The ATS tracks the pipeline. Huly's applicant tracking gives each candidate a record and each stage a column — the six stages map onto a board, and the structured outputs hang off the candidate. The Huly leaf covers it in depth. The ATS is the home of the chain up to offer-accepted.
The HRMS receives at offer-accepted. When a candidate accepts, they stop being an applicant and become an employee. That's the boundary where the record crosses from the ATS into the Frappe HR employee record — the seed of everything downstream: onboarding, payroll, the statutory layer in Compliance.

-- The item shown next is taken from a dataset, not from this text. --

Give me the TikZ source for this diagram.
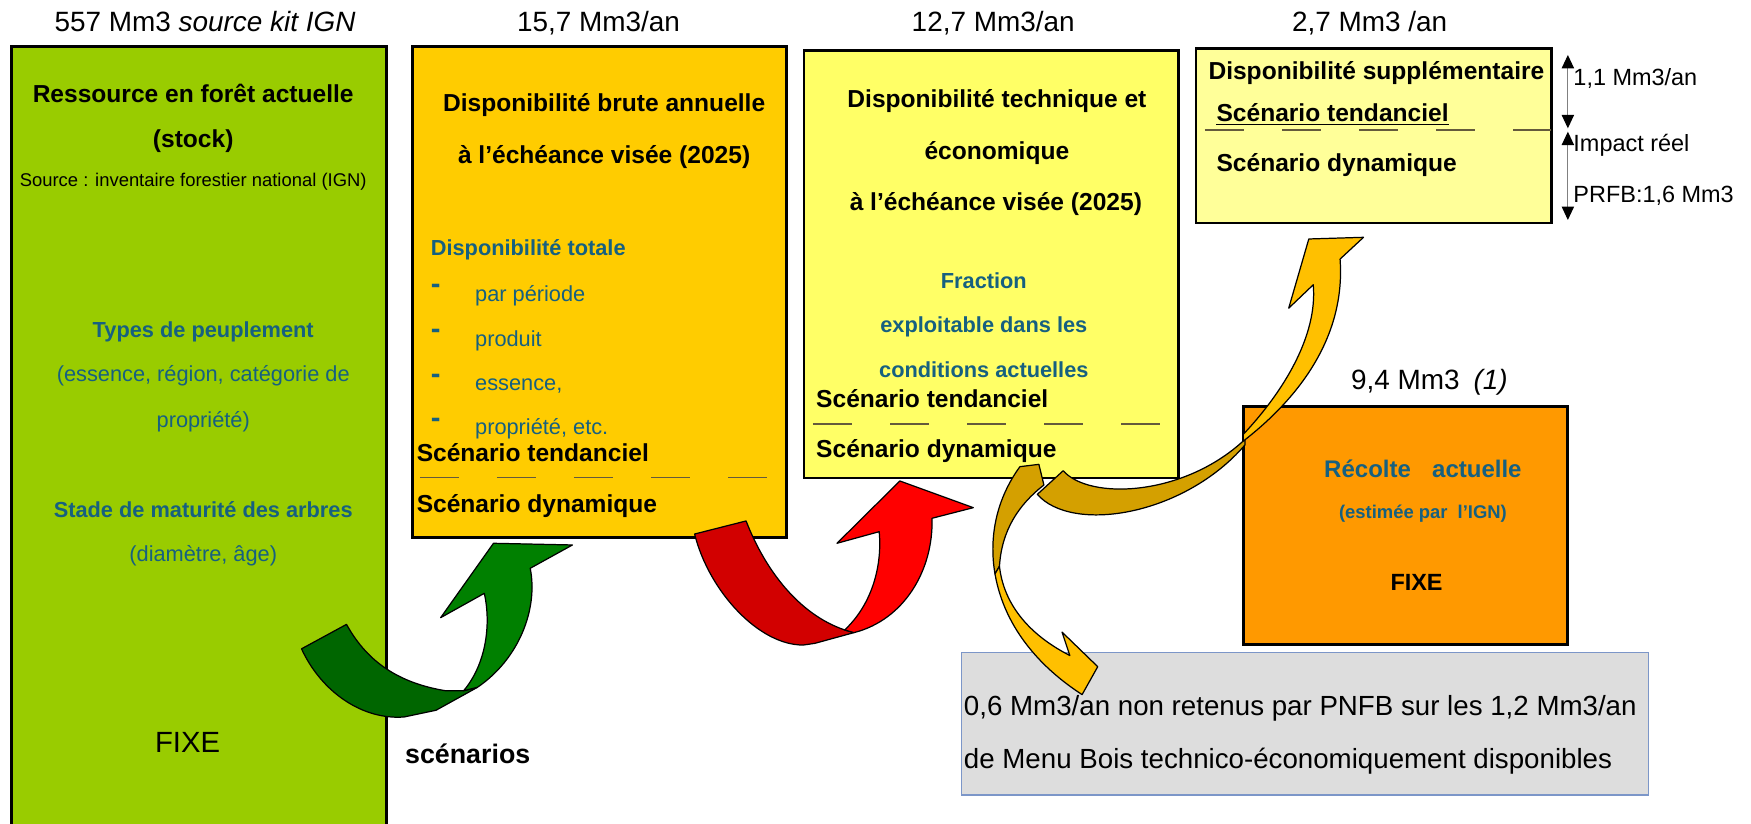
\documentclass[tikz,border=0pt]{standalone}
\usepackage{fontspec}
\setmainfont{Liberation Sans}
\usetikzlibrary{arrows.meta}
\definecolor{teal1}{RGB}{22,96,128}
\definecolor{gfill}{RGB}{153,204,0}
\definecolor{ofill}{RGB}{255,204,0}
\definecolor{yfill}{RGB}{255,255,102}
\definecolor{lyfill}{RGB}{255,255,153}
\definecolor{o2fill}{RGB}{255,153,0}
\definecolor{grayfill}{RGB}{221,221,221}
\definecolor{grayborder}{RGB}{124,150,200}
\definecolor{dkgreen}{RGB}{0,102,0}
\definecolor{brgreen}{RGB}{0,128,0}
\definecolor{dkred}{RGB}{210,0,0}
\definecolor{brred}{RGB}{255,0,0}
\definecolor{dkgold}{RGB}{212,160,0}
\definecolor{brgold}{RGB}{255,192,0}
\definecolor{dashcol}{RGB}{100,90,60}
\newcommand{\fsz}[1]{\fontsize{#1}{#1}\selectfont}
\begin{document}
\begin{tikzpicture}[x=1pt,y=-1pt,
  box/.style={draw=black,line width=2.6pt},
  toplbl/.style={inner sep=0pt,anchor=base,font=\fsz{25}},
  head/.style={inner sep=0pt,anchor=base,font=\bfseries\fsz{22}},
  sub/.style={inner sep=0pt,anchor=base,font=\fsz{19.5},text=teal1},
  subb/.style={inner sep=0pt,anchor=base,font=\bfseries\fsz{19.5},text=teal1},
  scen/.style={inner sep=0pt,anchor=base west,font=\bfseries\fsz{22}},
  bul/.style={inner sep=0pt,anchor=base west,font=\bfseries\fsz{26},text=teal1},
  item/.style={inner sep=0pt,anchor=base west,font=\fsz{19.5},text=teal1},
  rlbl/.style={inner sep=0pt,anchor=base west,font=\fsz{21}},
  graytxt/.style={inner sep=0pt,anchor=base west,font=\fsz{24.8}},
  sepline/.style={draw=dashcol,line width=1.5pt,dash pattern=on 35pt off 34pt},
  dim/.style={draw=gray,line width=1pt,{Triangle[length=12pt,width=11pt,color=black]}-{Triangle[length=12pt,width=11pt,color=black]}},
  arr/.style={draw=black,line width=1.1pt,line join=round}]
\useasboundingbox (0,0) rectangle (1568,737);
\clip (0,0) rectangle (1568,737);

% boxes
\draw[box,fill=gfill] (10.4,41.8) rectangle (346.5,760);
\draw[box,fill=ofill] (369,42) rectangle (704.5,481);
\draw[box,fill=yfill] (720,45.4) rectangle (1055.7,428);
\draw[box,fill=lyfill] (1071,43.3) rectangle (1389,199.7);
\draw[box,fill=o2fill] (1113.5,364) rectangle (1404,577);
\draw[fill=grayfill,draw=grayborder,line width=1.2pt] (861,584.5) rectangle (1476,712);

% top labels
\node[toplbl] (lab1) at (183.6,28.4) {557 Mm3 \textit{source kit IGN}};
\node[toplbl] (lab2) at (536,28.1) {15,7 Mm3/an};
\node[toplbl] (lab3) at (889.4,27.8) {12,7 Mm3/an};
\node[toplbl] (lab4) at (1226.5,27.8) {2,7 Mm3 /an};
\node[toplbl] (lab5) at (1280,348.6) {9,4 Mm3\hspace{12.5pt}\textit{(1)}};

% green box
\node[head] (g1) at (173,92) {Ressource en forêt actuelle};
\node[head] (g2) at (173,132) {(stock)};
\node[inner sep=0pt,anchor=base,font=\fsz{16.5}] (g3) at (173,167) {Source : inventaire forestier national (IGN)};
\node[subb] (g4) at (182,302) {Types de peuplement};
\node[sub] (g5) at (182,342) {(essence, région, catégorie de};
\node[sub] (g6) at (182,382.6) {propriété)};
\node[subb] (g7) at (182,463.5) {Stade de maturité des arbres};
\node[sub] (g8) at (182,503) {(diamètre, âge)};
\node[inner sep=0pt,anchor=base,font=\fsz{26.2}] (g9) at (168,674) {FIXE};

% orange box
\node[head] (o1) at (541,100) {Disponibilité brute annuelle};
\node[head] (o2) at (541,146) {à l’échéance visée (2025)};
\node[subb,anchor=base west] (o3) at (385.6,229) {Disponibilité totale};
\node[bul] (b1) at (385.6,263) {-};
\node[bul] (b2) at (385.6,303) {-};
\node[bul] (b3) at (385.6,343) {-};
\node[bul] (b4) at (385.6,383) {-};
\node[item] (i1) at (425.3,270.2) {par période};
\node[item] (i2) at (425.3,310.2) {produit};
\node[item] (i3) at (425.3,350.1) {essence,};
\node[item] (i4) at (425.3,389.5) {propriété, etc.};
\node[scen] (o4) at (373,413) {Scénario tendanciel};
\draw[sepline] (376,427.6) -- (688,427.6);
\node[scen] (o5) at (373,458.5) {Scénario dynamique};

% yellow box
\node[head] (y1) at (892.7,96.7) {Disponibilité technique et};
\node[head] (y2) at (892.7,142.4) {économique};
\node[head] (y3) at (891.8,188.9) {à l’échéance visée (2025)};
\node[subb] (y4) at (881,257.9) {Fraction};
\node[subb] (y5) at (881,297.3) {exploitable dans les};
\node[subb] (y6) at (881,337.6) {conditions actuelles};
\node[scen] (y7) at (730.7,365.3) {Scénario tendanciel};
\draw[sepline] (728,379.7) -- (1040,379.7);
\node[scen] (y8) at (730.7,410.1) {Scénario dynamique};

% light yellow box
\node[scen] (l1) at (1082,71.6) {Disponibilité supplémentaire};
\node[scen] (l2) at (1089.2,109) {Scénario tendanciel};
\draw[line width=1pt] ([yshift=-2.5pt]l2.base west) -- ([yshift=-2.5pt]l2.base east);
\draw[sepline] (1079,116.4) -- (1389,116.4);
\node[scen] (l3) at (1089.2,153.7) {Scénario dynamique};

% dimension arrows
\coordinate (d1) at (1404,49.2);
\coordinate (d2) at (1404,114.9);
\coordinate (d3) at (1404,117.9);
\coordinate (d4) at (1404,197);
\draw[dim] (d1) -- (d2);
\draw[dim] (d3) -- (d4);
\node[rlbl] (r1) at (1408.8,77) {1,1 Mm3/an};
\node[rlbl] (r2) at (1408.8,135.8) {Impact réel};
\node[rlbl] (r3) at (1408.8,181.2) {PRFB:1,6 Mm3};

% orange 2 box
\node[subb,font=\bfseries\fsz{21.5}] (c1) at (1274.2,427.4) {Récolte\hspace{19pt}actuelle};
\node[subb,font=\bfseries\fsz{16.5}] (c2) at (1274.2,464) {(estimée par\hspace{9pt}l’IGN)};
\node[inner sep=0pt,anchor=base,font=\bfseries\fsz{21}] (c3) at (1268.5,529) {FIXE};

% gray box
\node[graytxt] (t1) at (863,641) {0,6 Mm3/an non retenus par PNFB sur les 1,2 Mm3/an};
\node[graytxt] (t2) at (863,688) {de Menu Bois technico-économiquement disponibles};

\node[inner sep=0pt,anchor=base west,font=\bfseries\fsz{24}] (sc) at (362.6,684) {scénarios};

% green arrow
\filldraw[arr,fill=dkgreen] (270,581) .. controls (288,620) and (325,645) .. (362,642) -- (390.5,636) -- (427.5,615.5) -- (415.2,618.5) -- (398.7,618.5) .. controls (360,612) and (330,595) .. (310.3,559.1) -- cycle;
\filldraw[arr,fill=brgreen] (415.2,618.5) .. controls (435,595) and (440,560) .. (433.7,531.3) -- (394.6,553.1) -- (441.9,486.5) -- (512.6,488) -- (474.8,508.9) .. controls (482,545) and (465,590) .. (427.5,615.5) -- cycle;

% red arrow
\filldraw[arr,fill=dkred] (622,478.2) .. controls (635,530) and (680,578) .. (719.4,577.6) -- (729.7,576.1) -- (764.7,566.5) -- (756.4,564.1) .. controls (715,550) and (685,510) .. (668.1,466.5) -- cycle;
\filldraw[arr,fill=brred] (756.4,564.1) .. controls (782,540) and (790,505) .. (787.3,476.1) -- (749.5,486.5) -- (805.8,430.7) -- (871.6,454.6) -- (834.6,464.1) .. controls (836,510) and (810,555) .. (764.7,566.5) -- cycle;

% gold arrow down
\filldraw[arr,fill=dkgold] (913.3,417.9) -- (930.3,415.8) -- (934.8,434.3) .. controls (912,452) and (897,475) .. (895,507) -- (891,514) .. controls (886,485) and (890,450) .. (913.3,417.9) -- cycle;
\filldraw[arr,fill=brgold] (895,507) .. controls (898,535) and (915,565) .. (958,587) -- (951,566) -- (983,597) -- (969,622) .. controls (935,600) and (900,565) .. (891,514) -- cycle;

% gold arrow up
\filldraw[arr,fill=dkgold] (928.9,442.7) .. controls (960,478) and (1060,462) .. (1114.8,398.5) -- (1114.8,393.5) .. controls (1060,445) and (975,448) .. (952.1,421.5) -- cycle;
\filldraw[arr,fill=brgold] (1113.3,395) .. controls (1165,355) and (1205,300) .. (1200,232) -- (1221,212.5) -- (1172,214) -- (1154,276) -- (1176,255) .. controls (1180,300) and (1150,350) .. (1113.3,389) -- cycle;
\end{tikzpicture}
\end{document}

The Fractional CHRO agent assists — it doesn't select. Grace, the fractional-CHRO agent, is genuinely useful across the chain: drafting a lawful JD from a role spec, researching where a skill sits in the market, summarising a screening scorecard, generating a structured interview guide. But Grace never makes the final selection. Every decision that filters a person out — especially one that could touch a listed ground or fall under POPIA s71 — stays with a named human. The agent is leverage on the artifacts; the accountability stays human.
Treat any agent access to the candidate store as a POPIA processing operation: scope it to the minimum, log every access, and keep the selection and rejection decisions human-approved. The agent reads and drafts; it does not autonomously reject. This is the recruiting-side application of the same access discipline the Frappe HR and Compliance leaves set out.